Essentially this act would institute four key policy changes to the Federal Reserve. Those changes are:
1.) Require the Federal Reserve to Operate Under a Rules-Based framework.
2.) Restrict the Federal Reserve Emergency Lending Authority.
3.) The ability to audit the Federal Reserve.
4.) Establishment of the Centennial Monetary Commission.
Created in 1913 with the enactment of the Federal Reserve Act, the Federal Reserve was established in response to a series of financial crises from the panic of 1907. Since then, the role and responsibilities of the Federal Reserve System and its structure has expanded, particularly due to the Great Depression in the 1930s.
With the Federal Reserve Act, Congress established three prime purposes for monetary policy – maximum employment, stable prices, and moderate long-term interest rates. The first two objectives are commonly known as the “dual mandate”. The duties of the Fed have expanded over the years to include supervising and regulating banks, maintaining the stability of the financial system and providing financial services to depository institutions, the U.S. government, and foreign official institutions.
As proposed, the FORM Act would require the central bank to tie interest rate policy to a mathematical rule, committing the Fed to moving interest rates up or down depending on economic indicators like the jobless rate and inflation. It would also permit the Fed to choose its own monetary policy rule. This would be a significant change in direction from the past where it operated within a purely discretionary policy framework. The consensus is that in allowing this change it would greatly reduce the uncertainty regarding the Fed’s future policy actions. However, it should be noted that the central bank would be hesitant to support this change because it limits their discretionary authority.
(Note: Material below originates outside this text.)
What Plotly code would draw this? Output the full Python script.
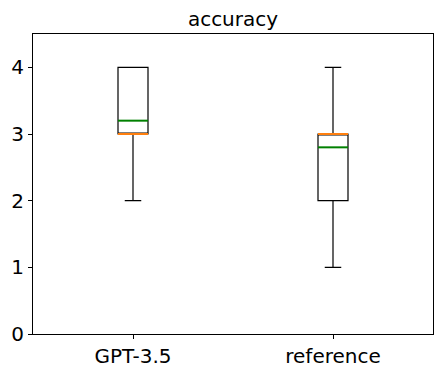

This was clearly evidenced in a recent letter by Federal Reserve Chairwoman Janet Yellen to the House Leadership where she stated “unfortunately the FORM Act attempts to increase transparency and accountability through misguided provisions that would expose the Federal Reserve to short term political pressures. The bill would severely impair the Federal Reserve’s ability to carry out its congressional mandate and would be a grave mistake, detrimental to the economy and the American people.”